Legally, Facebook wasn’t obliged to reveal the breach but from an ethical perspective, it should have. However, from 25th May 2018 onwards, any companies in a similar position will have to report the breach to the authorities and affected users– failure to do so will only put these companies in a worse position to defend themselves in the investigation process.
Having explained the circumstances that had led to the scandal, what is next for Facebook and all the companies? What could help these companies avoid such circumstances?
In the short term, Facebook and the companies should have data mapping documents — and it should not be restricted to their own companies, but to their partners which have access to the users’ data. An even better scenario will be when companies and partners establish a mutual data mapping repositories of who their customers’ data will be accessed by before agreeing to work together. Any data that is shared beyond the boundaries stated in these data mapping documents will be seen as a contractual breach. Meanwhile, this short-term method will allow companies to have a better sense and ultimately, control of where their customers’ data will be shared.
What happens when the data is currently being used for purposes other than the purpose specified in the agreement? How should the companies follow up? This is another short-term strategy that companies should form.
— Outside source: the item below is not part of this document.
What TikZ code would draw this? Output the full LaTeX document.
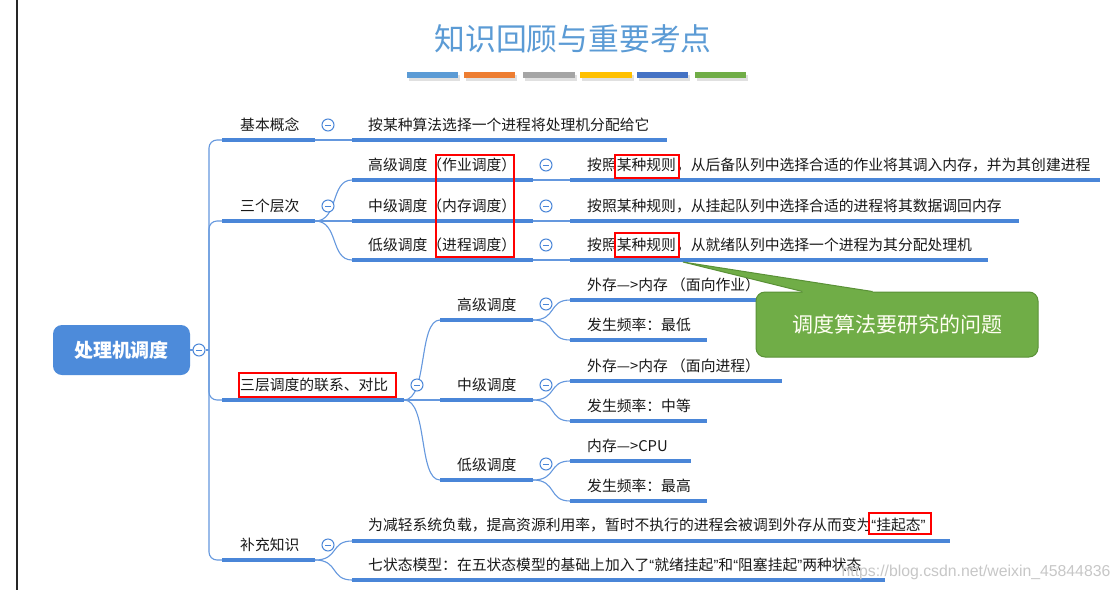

Response procedures will give the employees a better idea of how to contain such breaches and take action to improve the situation. This is important, because Facebook’s lack of aggressiveness in following up on Cambridge Analytica was probably because of the lack of response plans that Facebook’s employees could follow in the case of the breach.
In the long run, companies like Facebook ought to design or re-design their systems such that the features of the system are consistent with the GDPR compliance framework. One option in the system is including a mechanism that tracks all kinds of activity of who has accessed the users’ data. Another option to consider is how the system will be designed in a way that data cannot be so easily exported onto another platform, and subsequently, risk being used for other purposes.
What can we learn from Facebook and Cambridge Analytica?
A single wrong move can cause a person or company to run afoul of the GDPR. To avoid such circumstances, one ought to implement GDPR-compliant policies and reinforce the culture of data protection in the organisation. This means companies have to read up on the updated GDPR, re-design their systems to be compliant and finally, re-train their employees to be operationally compliant with the GDPR.